_What the task requires_:
Print the entries below exactly as they appear, from the first line up to and including the line with "(-2.681,2.673) rectangle (4,-4);". Do not print any pictures.

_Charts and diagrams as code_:
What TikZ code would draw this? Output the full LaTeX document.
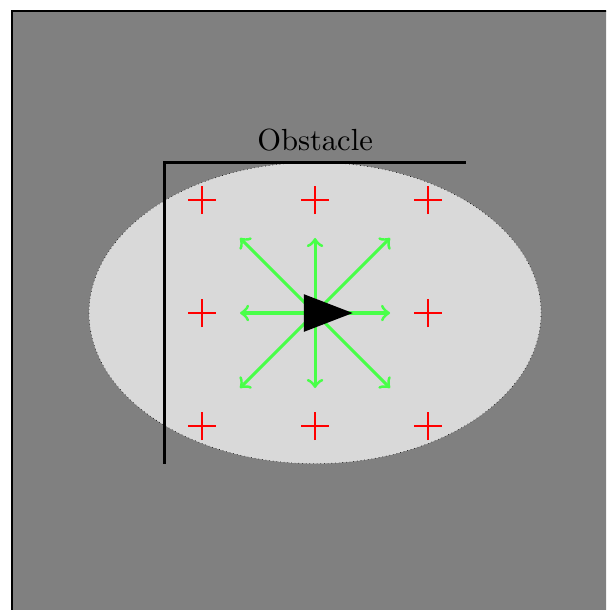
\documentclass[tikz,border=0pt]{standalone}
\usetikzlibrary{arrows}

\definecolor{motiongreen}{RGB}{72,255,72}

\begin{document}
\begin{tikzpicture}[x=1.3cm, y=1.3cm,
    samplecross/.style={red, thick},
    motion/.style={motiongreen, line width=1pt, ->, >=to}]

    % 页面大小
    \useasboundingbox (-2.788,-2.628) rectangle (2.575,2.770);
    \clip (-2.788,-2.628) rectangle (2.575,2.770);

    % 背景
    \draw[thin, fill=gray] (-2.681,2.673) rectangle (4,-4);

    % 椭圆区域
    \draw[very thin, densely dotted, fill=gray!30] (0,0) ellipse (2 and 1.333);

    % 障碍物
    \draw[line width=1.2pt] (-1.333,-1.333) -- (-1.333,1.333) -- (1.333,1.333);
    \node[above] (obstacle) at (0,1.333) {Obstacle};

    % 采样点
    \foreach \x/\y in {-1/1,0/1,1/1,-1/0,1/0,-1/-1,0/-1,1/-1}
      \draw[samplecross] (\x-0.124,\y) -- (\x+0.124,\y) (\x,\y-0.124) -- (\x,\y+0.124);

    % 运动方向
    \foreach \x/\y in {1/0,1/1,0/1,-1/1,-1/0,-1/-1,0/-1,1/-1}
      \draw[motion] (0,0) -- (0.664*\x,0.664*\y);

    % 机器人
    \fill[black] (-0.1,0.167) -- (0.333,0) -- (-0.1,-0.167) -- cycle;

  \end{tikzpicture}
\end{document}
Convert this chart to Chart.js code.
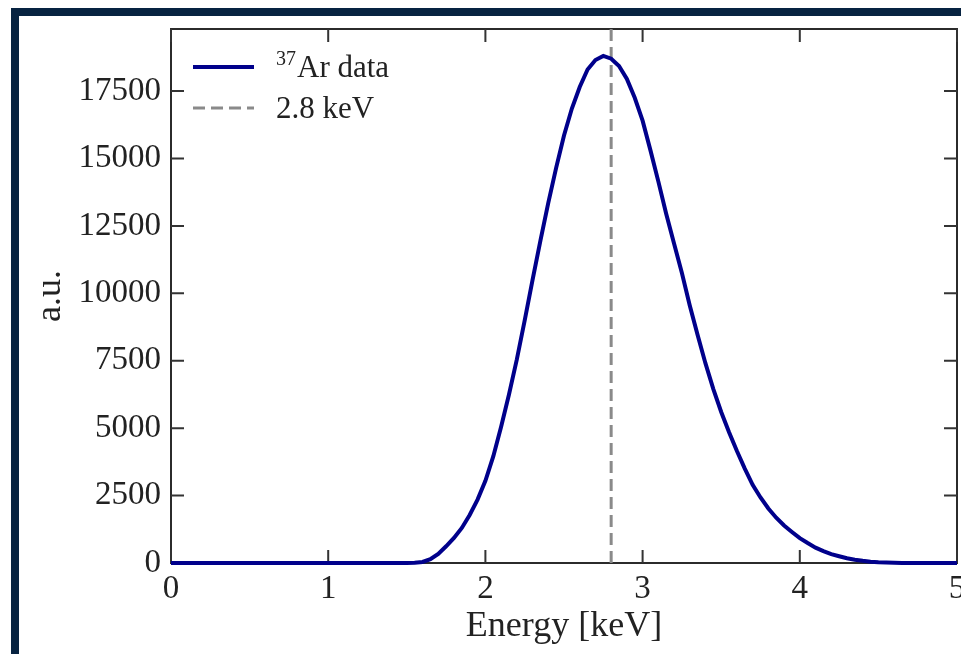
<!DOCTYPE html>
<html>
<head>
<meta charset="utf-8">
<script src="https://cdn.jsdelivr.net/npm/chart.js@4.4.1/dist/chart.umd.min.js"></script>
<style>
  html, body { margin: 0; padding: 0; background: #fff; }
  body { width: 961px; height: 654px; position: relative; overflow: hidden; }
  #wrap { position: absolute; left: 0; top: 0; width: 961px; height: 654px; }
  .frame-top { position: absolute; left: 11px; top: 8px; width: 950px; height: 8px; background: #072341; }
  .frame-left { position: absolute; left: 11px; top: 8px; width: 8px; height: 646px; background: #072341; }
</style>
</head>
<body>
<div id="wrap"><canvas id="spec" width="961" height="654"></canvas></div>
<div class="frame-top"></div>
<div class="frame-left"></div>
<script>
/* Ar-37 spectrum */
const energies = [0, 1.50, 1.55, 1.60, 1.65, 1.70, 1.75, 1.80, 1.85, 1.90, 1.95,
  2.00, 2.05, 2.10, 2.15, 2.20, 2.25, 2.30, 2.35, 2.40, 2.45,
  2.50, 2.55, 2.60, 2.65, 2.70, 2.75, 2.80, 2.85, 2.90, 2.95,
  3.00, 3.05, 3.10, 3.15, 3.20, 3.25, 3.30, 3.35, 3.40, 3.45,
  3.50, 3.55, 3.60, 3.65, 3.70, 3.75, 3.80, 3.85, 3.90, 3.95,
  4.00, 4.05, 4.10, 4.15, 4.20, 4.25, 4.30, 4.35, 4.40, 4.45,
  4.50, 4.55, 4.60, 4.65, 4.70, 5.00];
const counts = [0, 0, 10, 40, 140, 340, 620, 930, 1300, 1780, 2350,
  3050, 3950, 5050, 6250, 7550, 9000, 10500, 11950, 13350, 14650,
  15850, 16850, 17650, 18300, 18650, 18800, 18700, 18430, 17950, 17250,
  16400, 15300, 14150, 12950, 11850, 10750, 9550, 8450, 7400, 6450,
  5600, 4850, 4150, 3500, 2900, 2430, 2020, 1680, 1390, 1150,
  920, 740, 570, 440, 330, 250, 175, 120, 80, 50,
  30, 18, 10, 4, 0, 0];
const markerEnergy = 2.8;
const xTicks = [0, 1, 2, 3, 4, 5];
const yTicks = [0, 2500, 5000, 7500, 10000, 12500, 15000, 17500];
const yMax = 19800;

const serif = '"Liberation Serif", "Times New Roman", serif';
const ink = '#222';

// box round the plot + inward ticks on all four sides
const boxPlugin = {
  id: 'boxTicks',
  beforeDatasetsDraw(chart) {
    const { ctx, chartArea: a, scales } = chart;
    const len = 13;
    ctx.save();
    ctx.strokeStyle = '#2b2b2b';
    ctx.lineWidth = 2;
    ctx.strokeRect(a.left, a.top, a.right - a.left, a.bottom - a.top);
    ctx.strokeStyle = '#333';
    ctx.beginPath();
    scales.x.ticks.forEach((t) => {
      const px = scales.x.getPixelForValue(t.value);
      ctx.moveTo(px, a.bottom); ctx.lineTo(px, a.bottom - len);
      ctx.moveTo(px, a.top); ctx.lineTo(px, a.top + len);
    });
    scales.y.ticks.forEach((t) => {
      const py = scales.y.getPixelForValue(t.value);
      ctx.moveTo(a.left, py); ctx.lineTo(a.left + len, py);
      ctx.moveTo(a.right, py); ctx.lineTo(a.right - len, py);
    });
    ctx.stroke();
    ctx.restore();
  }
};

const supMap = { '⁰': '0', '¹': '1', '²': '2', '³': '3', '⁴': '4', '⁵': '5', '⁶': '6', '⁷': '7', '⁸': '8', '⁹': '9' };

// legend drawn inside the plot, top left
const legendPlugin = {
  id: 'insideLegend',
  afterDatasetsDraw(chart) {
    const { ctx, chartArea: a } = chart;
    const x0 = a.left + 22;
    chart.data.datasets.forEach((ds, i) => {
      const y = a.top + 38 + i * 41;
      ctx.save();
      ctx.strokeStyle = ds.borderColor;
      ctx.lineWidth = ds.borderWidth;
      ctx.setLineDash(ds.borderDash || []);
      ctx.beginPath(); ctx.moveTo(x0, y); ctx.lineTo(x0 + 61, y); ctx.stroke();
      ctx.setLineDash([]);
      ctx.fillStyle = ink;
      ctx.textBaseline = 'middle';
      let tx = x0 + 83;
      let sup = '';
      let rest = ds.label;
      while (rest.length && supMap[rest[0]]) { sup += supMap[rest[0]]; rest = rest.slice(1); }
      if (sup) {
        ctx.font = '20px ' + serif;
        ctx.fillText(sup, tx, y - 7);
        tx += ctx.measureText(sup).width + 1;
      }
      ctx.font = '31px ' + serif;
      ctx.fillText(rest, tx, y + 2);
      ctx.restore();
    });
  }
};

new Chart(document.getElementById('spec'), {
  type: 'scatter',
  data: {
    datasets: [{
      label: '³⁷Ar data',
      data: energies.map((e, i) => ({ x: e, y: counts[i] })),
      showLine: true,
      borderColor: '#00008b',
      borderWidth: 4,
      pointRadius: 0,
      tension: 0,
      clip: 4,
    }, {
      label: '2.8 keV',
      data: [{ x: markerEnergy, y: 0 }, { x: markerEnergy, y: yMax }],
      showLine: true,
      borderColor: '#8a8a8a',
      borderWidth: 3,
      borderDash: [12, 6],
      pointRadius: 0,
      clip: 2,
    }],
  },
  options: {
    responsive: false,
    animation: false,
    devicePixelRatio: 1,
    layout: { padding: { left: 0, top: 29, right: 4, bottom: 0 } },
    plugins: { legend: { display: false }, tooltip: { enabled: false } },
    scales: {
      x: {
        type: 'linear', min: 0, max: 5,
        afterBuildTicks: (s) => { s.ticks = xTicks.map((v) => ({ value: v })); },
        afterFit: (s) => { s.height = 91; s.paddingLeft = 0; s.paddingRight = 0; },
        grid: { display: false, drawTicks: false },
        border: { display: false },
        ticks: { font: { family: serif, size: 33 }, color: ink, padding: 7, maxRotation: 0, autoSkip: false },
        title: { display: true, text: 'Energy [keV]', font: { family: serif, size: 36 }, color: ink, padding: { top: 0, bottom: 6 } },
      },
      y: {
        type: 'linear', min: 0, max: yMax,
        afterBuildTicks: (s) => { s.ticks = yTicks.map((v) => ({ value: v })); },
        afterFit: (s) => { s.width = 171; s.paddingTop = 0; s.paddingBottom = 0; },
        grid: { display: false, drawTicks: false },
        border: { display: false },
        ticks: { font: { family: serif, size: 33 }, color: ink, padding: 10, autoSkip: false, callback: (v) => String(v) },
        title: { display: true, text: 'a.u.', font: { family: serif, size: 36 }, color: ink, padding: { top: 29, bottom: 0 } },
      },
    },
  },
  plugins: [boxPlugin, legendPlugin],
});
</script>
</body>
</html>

_Complete response_:
What TikZ code would draw this? Output the full LaTeX document.
\documentclass[tikz,border=0pt]{standalone}
\usetikzlibrary{arrows}

\definecolor{motiongreen}{RGB}{72,255,72}

\begin{document}
\begin{tikzpicture}[x=1.3cm, y=1.3cm,
    samplecross/.style={red, thick},
    motion/.style={motiongreen, line width=1pt, ->, >=to}]

    % 页面大小
    \useasboundingbox (-2.788,-2.628) rectangle (2.575,2.770);
    \clip (-2.788,-2.628) rectangle (2.575,2.770);

    % 背景
    \draw[thin, fill=gray] (-2.681,2.673) rectangle (4,-4);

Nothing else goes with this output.